Records with drawing code:
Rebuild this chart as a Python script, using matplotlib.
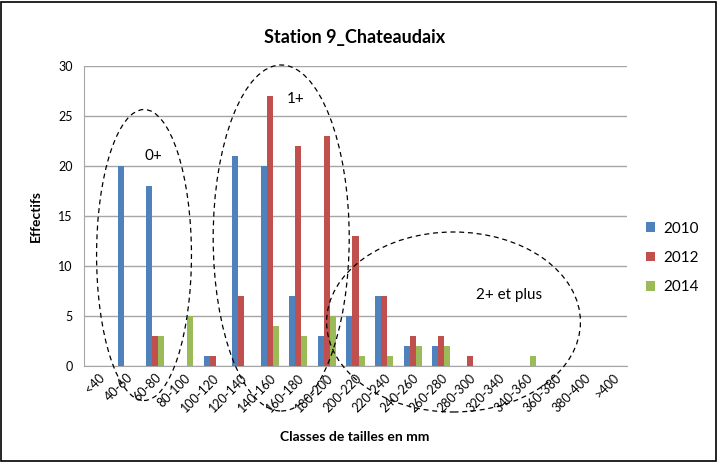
import matplotlib
matplotlib.use("Agg")
import matplotlib.pyplot as plt
from matplotlib.patches import Ellipse, Rectangle
import numpy as np

plt.rcParams['font.family'] = ['Lato', 'DejaVu Sans']

# data
classes = ['<40', '40-60', '60-80', '80-100', '100-120', '120-140', '140-160',
           '160-180', '180-200', '200-220', '220-240', '240-260', '260-280',
           '280-300', '320-340', '340-360', '360-380', '380-400', '>400']
y2010 = [0, 20, 18, 0, 1, 21, 20, 7, 3, 5, 7, 2, 2, 0, 0, 0, 0, 0, 0]
y2012 = [0, 0, 3, 0, 1, 7, 27, 22, 23, 13, 7, 3, 3, 1, 0, 0, 0, 0, 0]
y2014 = [0, 0, 3, 5, 0, 0, 4, 3, 5, 1, 1, 2, 2, 0, 0, 1, 0, 0, 0]
years = ['2010', '2012', '2014']
colors = ['#4F81BD', '#C0504D', '#9BBB59']

fig = plt.figure(figsize=(7.17, 4.62), dpi=100)
ax = fig.add_axes([84 / 717, 1 - 366 / 462, 543 / 717, 300 / 462])

x = np.arange(len(classes))
w = 0.21
for k, (vals, c, lab) in enumerate(zip([y2010, y2012, y2014], colors, years)):
    ax.bar(x + (k - 1) * w, vals, w, color=c, label=lab, zorder=3)

ax.set_xlim(-0.5, len(classes) - 0.5)
ax.set_ylim(0, 30)
ax.set_yticks(range(0, 31, 5))
ax.yaxis.grid(True, color='#A6A6A6', linewidth=1)
ax.set_axisbelow(True)
ax.tick_params(axis='y', length=0, labelsize=9, pad=8)
ax.set_xticks(x)
ax.set_xticklabels(classes, rotation=45, ha='right', va='top', fontsize=9,
                   rotation_mode='anchor')
ax.tick_params(axis='x', length=0, pad=4)
for s in ['top', 'right']:
    ax.spines[s].set_visible(False)
ax.spines['left'].set_color('#A6A6A6')
ax.spines['bottom'].set_color('#A6A6A6')

ax.set_ylabel('Effectifs', fontsize=10, fontweight='bold', labelpad=12)
fig.text(355 / 717, 1 - 437 / 462, 'Classes de tailles en mm', ha='center',
         va='center', fontsize=10, fontweight='bold')
fig.text(355 / 717, 1 - 38 / 462, 'Station 9_Chateaudaix', ha='center',
         va='center', fontsize=13, fontweight='bold')

ax.legend(loc='center left', bbox_to_anchor=(1.01, 0.36), frameon=False,
          fontsize=11, handlelength=0.6, handleheight=0.6, labelspacing=1.0,
          handletextpad=0.5)

# dashed ellipses around age groups
for cx, cy, ew, eh in [(1.60, 11.1, 3.32, 29.1), (6.40, 12.8, 4.76, 34.6),
                       (12.43, 4.4, 8.88, 18.0)]:
    ax.add_patch(Ellipse((cx, cy), ew, eh, fill=False, linestyle=(0, (4, 3)),
                         linewidth=0.9, edgecolor='black', clip_on=False, zorder=5))
ax.text(1.63, 20.6, '0+', fontsize=11)
ax.text(6.6, 26.3, '1+', fontsize=11)
ax.text(13.2, 6.7, '2+ et plus', fontsize=11)

fig.patches.append(Rectangle((0.002, 0.003), 0.996, 0.993, transform=fig.transFigure,
                             fill=False, edgecolor='black', linewidth=1.2))

fig.savefig('out.png', dpi=100)
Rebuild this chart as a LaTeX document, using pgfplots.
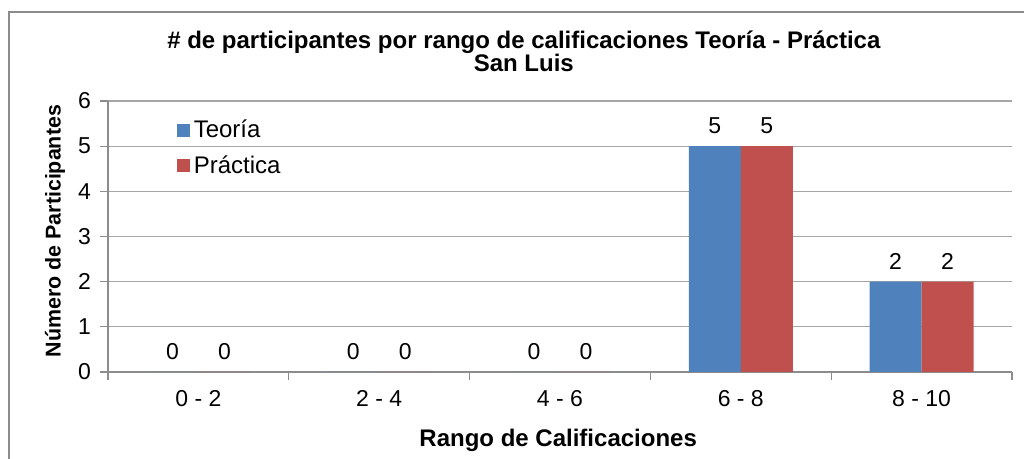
\documentclass[border=0pt]{standalone}
\usepackage{fontspec}
\setmainfont{Liberation Sans}
\usepackage{pgfplots}
\pgfplotsset{compat=1.18}
\definecolor{teo}{HTML}{4F81BD}
\definecolor{pra}{HTML}{C0504D}
\definecolor{gridc}{HTML}{A6A6A6}
\definecolor{axc}{HTML}{8C8C8C}

\begin{document}
\begin{tikzpicture}
  % page = 1024x459 px at 0.5pt/px, axis box lower-left at (0,0)
  \path[use as bounding box] (-54pt,-43.5pt) rectangle (458pt,186pt);
  \draw[axc,line width=1.2pt] (-49.5pt,-60pt) -- (-49.5pt,180pt) -- (480pt,180pt);
  \begin{axis}[
    scale only axis,width=452pt,height=135.5pt,
    clip=false,
    ybar=0pt,bar width=26pt,
    xmin=-0.5,xmax=4.5,ymin=0,ymax=6,
    xtick={-0.5,0.5,...,4.5},
    x tick label as interval,
    xticklabels={0 - 2,2 - 4,4 - 6,6 - 8,8 - 10},
    ytick={0,...,6},
    ymajorgrids,grid style={gridc,line width=0.6pt},
    axis x line*=bottom,axis y line*=left,
    axis line style={axc,line width=0.6pt,-},
    tick style={axc,line width=0.6pt},
    tick align=outside,major tick length=4pt,
    tick label style={font=\fontsize{11.5}{13}\selectfont},
    yticklabel style={xshift=-1pt},
    xticklabel style={yshift=-1.5pt},
    /pgf/number format/assume math mode=true,
    nodes near coords,
    every node near coord/.append style={font=\fontsize{11.5}{13}\selectfont,yshift=2.5pt},
    xlabel={Rango de Calificaciones},
    ylabel={Número de Participantes},
    every axis x label/.style={at={(axis description cs:0.498,-0.251)},anchor=center,
      font=\bfseries\fontsize{12}{14}\selectfont},
    every axis y label/.style={at={(axis description cs:-0.0586,0.52)},anchor=center,rotate=90,
      font=\bfseries\fontsize{10.7}{13}\selectfont},
    legend style={at={(axis description cs:0.069,0.962)},anchor=north west,draw=none,fill=none,
      font=\fontsize{12}{14}\selectfont,row sep=3.5pt},
    legend cell align=left,
    legend image code/.code={\fill[#1] (0pt,-3.25pt) rectangle (6.5pt,3.25pt);},
  ]
    \addplot[fill=teo,draw=none] coordinates {(0,0) (1,0) (2,0) (3,5) (4,2)};
    \addplot[fill=pra,draw=none] coordinates {(0,0) (1,0) (2,0) (3,5) (4,2)};
    \legend{Teoría,Práctica}
    \node[align=center,font=\bfseries\fontsize{12}{11.5}\selectfont] at (axis description cs:0.46,1.183)
      {\# de participantes por rango de calificaciones Teoría - Práctica\\San Luis};
  \end{axis}
\end{tikzpicture}
\end{document}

→ **AIM**
Transcribe each line above verbatim, with the pictures left out.

→ **ANSWER IN FULL**
Rebuild this chart as a Python script, using matplotlib.
import matplotlib
matplotlib.use("Agg")
import matplotlib.pyplot as plt
from matplotlib.patches import Ellipse, Rectangle
import numpy as np

plt.rcParams['font.family'] = ['Lato', 'DejaVu Sans']

# data
classes = ['<40', '40-60', '60-80', '80-100', '100-120', '120-140', '140-160',
           '160-180', '180-200', '200-220', '220-240', '240-260', '260-280',
           '280-300', '320-340', '340-360', '360-380', '380-400', '>400']
y2010 = [0, 20, 18, 0, 1, 21, 20, 7, 3, 5, 7, 2, 2, 0, 0, 0, 0, 0, 0]
y2012 = [0, 0, 3, 0, 1, 7, 27, 22, 23, 13, 7, 3, 3, 1, 0, 0, 0, 0, 0]
y2014 = [0, 0, 3, 5, 0, 0, 4, 3, 5, 1, 1, 2, 2, 0, 0, 1, 0, 0, 0]
years = ['2010', '2012', '2014']
colors = ['#4F81BD', '#C0504D', '#9BBB59']

fig = plt.figure(figsize=(7.17, 4.62), dpi=100)
ax = fig.add_axes([84 / 717, 1 - 366 / 462, 543 / 717, 300 / 462])

x = np.arange(len(classes))
w = 0.21
for k, (vals, c, lab) in enumerate(zip([y2010, y2012, y2014], colors, years)):
    ax.bar(x + (k - 1) * w, vals, w, color=c, label=lab, zorder=3)

ax.set_xlim(-0.5, len(classes) - 0.5)
ax.set_ylim(0, 30)
ax.set_yticks(range(0, 31, 5))
ax.yaxis.grid(True, color='#A6A6A6', linewidth=1)
ax.set_axisbelow(True)
ax.tick_params(axis='y', length=0, labelsize=9, pad=8)
ax.set_xticks(x)
ax.set_xticklabels(classes, rotation=45, ha='right', va='top', fontsize=9,
                   rotation_mode='anchor')
ax.tick_params(axis='x', length=0, pad=4)
for s in ['top', 'right']:
    ax.spines[s].set_visible(False)
ax.spines['left'].set_color('#A6A6A6')
ax.spines['bottom'].set_color('#A6A6A6')

ax.set_ylabel('Effectifs', fontsize=10, fontweight='bold', labelpad=12)
fig.text(355 / 717, 1 - 437 / 462, 'Classes de tailles en mm', ha='center',
         va='center', fontsize=10, fontweight='bold')
fig.text(355 / 717, 1 - 38 / 462, 'Station 9_Chateaudaix', ha='center',
         va='center', fontsize=13, fontweight='bold')

ax.legend(loc='center left', bbox_to_anchor=(1.01, 0.36), frameon=False,
          fontsize=11, handlelength=0.6, handleheight=0.6, labelspacing=1.0,
          handletextpad=0.5)

# dashed ellipses around age groups
for cx, cy, ew, eh in [(1.60, 11.1, 3.32, 29.1), (6.40, 12.8, 4.76, 34.6),
                       (12.43, 4.4, 8.88, 18.0)]:
    ax.add_patch(Ellipse((cx, cy), ew, eh, fill=False, linestyle=(0, (4, 3)),
                         linewidth=0.9, edgecolor='black', clip_on=False, zorder=5))
ax.text(1.63, 20.6, '0+', fontsize=11)
ax.text(6.6, 26.3, '1+', fontsize=11)
ax.text(13.2, 6.7, '2+ et plus', fontsize=11)

fig.patches.append(Rectangle((0.002, 0.003), 0.996, 0.993, transform=fig.transFigure,
                             fill=False, edgecolor='black', linewidth=1.2))

fig.savefig('out.png', dpi=100)
Rebuild this chart as a LaTeX document, using pgfplots.
\documentclass[border=0pt]{standalone}
\usepackage{fontspec}
\setmainfont{Liberation Sans}
\usepackage{pgfplots}
\pgfplotsset{compat=1.18}
\definecolor{teo}{HTML}{4F81BD}
\definecolor{pra}{HTML}{C0504D}
\definecolor{gridc}{HTML}{A6A6A6}
\definecolor{axc}{HTML}{8C8C8C}

\begin{document}
\begin{tikzpicture}
  % page = 1024x459 px at 0.5pt/px, axis box lower-left at (0,0)
  \path[use as bounding box] (-54pt,-43.5pt) rectangle (458pt,186pt);
  \draw[axc,line width=1.2pt] (-49.5pt,-60pt) -- (-49.5pt,180pt) -- (480pt,180pt);
  \begin{axis}[
    scale only axis,width=452pt,height=135.5pt,
    clip=false,
    ybar=0pt,bar width=26pt,
    xmin=-0.5,xmax=4.5,ymin=0,ymax=6,
    xtick={-0.5,0.5,...,4.5},
    x tick label as interval,
    xticklabels={0 - 2,2 - 4,4 - 6,6 - 8,8 - 10},
    ytick={0,...,6},
    ymajorgrids,grid style={gridc,line width=0.6pt},
    axis x line*=bottom,axis y line*=left,
    axis line style={axc,line width=0.6pt,-},
    tick style={axc,line width=0.6pt},
    tick align=outside,major tick length=4pt,
    tick label style={font=\fontsize{11.5}{13}\selectfont},
    yticklabel style={xshift=-1pt},
    xticklabel style={yshift=-1.5pt},
    /pgf/number format/assume math mode=true,
    nodes near coords,
    every node near coord/.append style={font=\fontsize{11.5}{13}\selectfont,yshift=2.5pt},
    xlabel={Rango de Calificaciones},
    ylabel={Número de Participantes},
    every axis x label/.style={at={(axis description cs:0.498,-0.251)},anchor=center,
      font=\bfseries\fontsize{12}{14}\selectfont},
    every axis y label/.style={at={(axis description cs:-0.0586,0.52)},anchor=center,rotate=90,
      font=\bfseries\fontsize{10.7}{13}\selectfont},
    legend style={at={(axis description cs:0.069,0.962)},anchor=north west,draw=none,fill=none,
      font=\fontsize{12}{14}\selectfont,row sep=3.5pt},
    legend cell align=left,
    legend image code/.code={\fill[#1] (0pt,-3.25pt) rectangle (6.5pt,3.25pt);},
  ]
    \addplot[fill=teo,draw=none] coordinates {(0,0) (1,0) (2,0) (3,5) (4,2)};
    \addplot[fill=pra,draw=none] coordinates {(0,0) (1,0) (2,0) (3,5) (4,2)};
    \legend{Teoría,Práctica}
    \node[align=center,font=\bfseries\fontsize{12}{11.5}\selectfont] at (axis description cs:0.46,1.183)
      {\# de participantes por rango de calificaciones Teoría - Práctica\\San Luis};
  \end{axis}
\end{tikzpicture}
\end{document}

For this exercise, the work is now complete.